After announcing an agreement late Wednesday, the government's
leader in Congress could not raise a quorum and the vote was
pushed to next week.
A group of so-called Ruralistas in Congress, who favor expanding
Brazil’s agribusiness, including Representative Aldo Rebelo of the
Communist Party, proposed changes to the law that would open up
more land for agricultural expansion. Currently the law, known as
the Forest Code, requires that 80 percent of a property in the
Amazon, and 20 to 35 percent of land in certain other areas,
remain forest. The proposed revisions would exempt small farms
from those rules, potentially accelerating deforestation,
environmentalists said.
“It is a recipe for disaster,” said Thomas E. Lovejoy, of the
Heinz Center for Science, Economics and the Environment.
A proposed revision was first submitted to Congress last June that
claimed Brazil’s current law, first enacted in 1934, was holding
back the country’s economic development.
With some countries scrambling to ensure food security, including
China, Brazil stands as the nation with the greatest potential in
the world to expand land for cultivation and cattle grazing,
agricultural experts say. Despite restrictions in the Forest Code,
Brazil has become the world’s largest exporter of beef and second
only to the United States in the export of soybeans.
But despite Brazil’s efforts to slow deforestation, scientists say
the Amazon is approaching a tipping point where enough tropical
biomass has been lost to cause large areas of the forest to shift
irreversibly into savanna or other less biodiverse landscapes.
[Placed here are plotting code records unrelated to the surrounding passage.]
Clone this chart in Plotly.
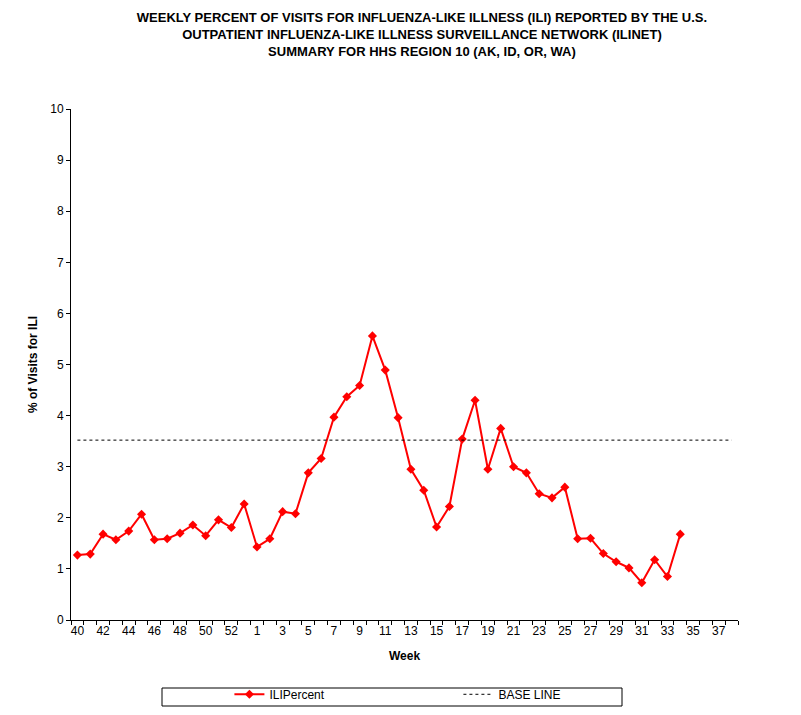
import plotly.graph_objects as go

weeks = [str(w) for w in list(range(40, 54)) + list(range(1, 39))]
ili_weeks = [str(w) for w in list(range(40, 54)) + list(range(1, 35))]
ili_percent = [1.27, 1.29, 1.68, 1.57, 1.74, 2.07, 1.57, 1.59, 1.70, 1.86,
               1.65, 1.96, 1.81, 2.27, 1.43, 1.59, 2.12, 2.08, 2.88, 3.16,
               3.97, 4.37, 4.59, 5.56, 4.89, 3.96, 2.95, 2.54, 1.82, 2.22,
               3.54, 4.30, 2.95, 3.75, 3.00, 2.88, 2.47, 2.39, 2.60, 1.59,
               1.60, 1.30, 1.14, 1.02, 0.73, 1.18, 0.85, 1.68]
baseline_value = 3.52
baseline = [baseline_value] * len(weeks)

idx = {w: i for i, w in enumerate(weeks)}
x_all = list(range(len(weeks)))
x_ili = [idx[w] for w in ili_weeks]
tick_idx = x_all[::2]
tick_text = [weeks[i] for i in tick_idx]

FONT = "Liberation Sans, Arial, sans-serif"

fig = go.Figure()
fig.add_trace(go.Scatter(
    x=x_ili, y=ili_percent, name="ILIPercent", mode="lines+markers",
    line=dict(color="#FF0000", width=2),
    marker=dict(symbol="diamond", size=7, color="#FF0000"),
))
fig.add_trace(go.Scatter(
    x=x_all, y=baseline, name="BASE LINE", mode="lines",
    line=dict(color="black", width=1, dash="dot"),
))

fig.update_layout(
    width=793, height=707,
    margin=dict(l=63, r=63, t=101, b=95, autoexpand=False),
    paper_bgcolor="white", plot_bgcolor="white",
    font=dict(family=FONT, size=12, color="black"),
    title=dict(
        text="WEEKLY PERCENT OF VISITS FOR INFLUENZA-LIKE ILLNESS (ILI) REPORTED BY THE U.S.<br>"
             "OUTPATIENT INFLUENZA-LIKE ILLNESS SURVEILLANCE NETWORK (ILINET)<br>"
             "SUMMARY FOR HHS REGION 10 (AK, ID, OR, WA)",
        x=0.522, xanchor="center", yref="container", y=0.9805, yanchor="top",
        font=dict(family=FONT, size=13, color="black", weight="bold"),
    ),
    showlegend=True,
    legend=dict(
        orientation="h", x=0.2375, xanchor="left", y=-0.117, yanchor="top",
        bgcolor="rgba(0,0,0,0)", borderwidth=0,
        font=dict(family=FONT, size=12), entrywidth=184,
    ),
    shapes=[dict(type="rect", xref="paper", yref="paper",
                 x0=(162 - 71) / 667, x1=(622 - 71) / 667,
                 y0=-(706 - 620) / 511, y1=-(688 - 620) / 511,
                 line=dict(color="black", width=1))],
)
fig.update_xaxes(
    range=[-0.5, len(weeks) - 0.5], automargin=False,
    tickmode="array", tickvals=tick_idx, ticktext=tick_text,
    ticks="", showgrid=False, zeroline=False,
    showline=True, linecolor="black", linewidth=1,
    minor=dict(ticks="outside", tick0=-0.5, dtick=1, ticklen=4,
               tickcolor="black", showgrid=False),
    title=dict(text="<b>Week</b>", font=dict(family=FONT, size=12), standoff=14),
    tickfont=dict(family=FONT, size=12),
)
fig.update_yaxes(
    range=[0, 10], dtick=1, ticks="outside", ticklen=4, tickcolor="black",
    showgrid=False, zeroline=False, automargin=False,
    showline=True, linecolor="black", linewidth=1,
    title=dict(text="<b>% of Visits for ILI</b>", font=dict(family=FONT, size=12), standoff=10),
    tickfont=dict(family=FONT, size=12),
)

fig.write_html("out.html")
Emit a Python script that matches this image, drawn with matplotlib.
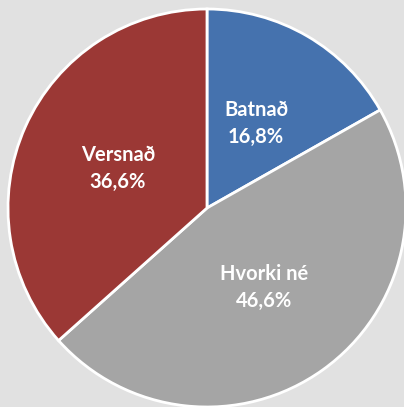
import matplotlib
matplotlib.use("Agg")
import matplotlib.pyplot as plt
import numpy as np

labels = ["Batnað", "Hvorki né", "Versnað"]
values = [16.8, 46.6, 36.6]
colors = ["#4572ae", "#a5a5a5", "#9b3835"]

fig = plt.figure(figsize=(4.04, 4.07), dpi=100, facecolor="#e1e1e1")
ax = fig.add_axes([8/404, 1 - (208+199)/407, 398/404, 398/407])
ax.set_facecolor("#e1e1e1")

def fmt(lbl, v):
    return f"{lbl}\n{v:.1f}%".replace(".", ",")

wedges, texts = ax.pie(values, colors=colors, startangle=90, counterclock=False,
                       wedgeprops=dict(edgecolor="white", linewidth=2))
for w, lbl, v in zip(wedges, labels, values):
    mid = np.deg2rad((w.theta1 + w.theta2) / 2)
    r = 0.49
    ax.text(r*np.cos(mid), r*np.sin(mid), fmt(lbl, v), ha="center", va="center",
            color="white", fontsize=14.5, fontweight="bold", family="Lato", linespacing=1.45)
ax.set_xlim(-1, 1)
ax.set_ylim(-1, 1)
ax.set_aspect("equal")
ax.axis("off")
fig.savefig("out.png", dpi=100, facecolor=fig.get_facecolor())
Opening up more land to cultivation could reduce rainfall in the
Amazon and place vast stretches of the tropical forest at risk of
this “dieback,” researchers say. About 18 percent of the Brazilian
Amazon has been deforested, according to official figures.
Climactic changes in the rain forest have begun to alarm
researchers. The Amazon suffered its worst two droughts on record
last year and in 2005. “There are enough signals out there to not
rush into this,” Mr. Lovejoy said.
Antonio Nobre, a researcher at Brazil’s National Institute of
Space Studies, has complained about the lack of scientific input
in the proposed changes to the Forest Code. “If we had more time
to debate, we would have an opportunity to construct environmental
legislation suitable for the 21st century,” Dr. Nobre said this month.
Some members of the government of President Dilma Rousseff,
including her environment minister, have raised questions about
the proposed revisions to the law. If it passes the lower house of
Congress, it will need to be approved by the Senate. Ms. Rousseff
could veto elements of the proposed changes before they become law.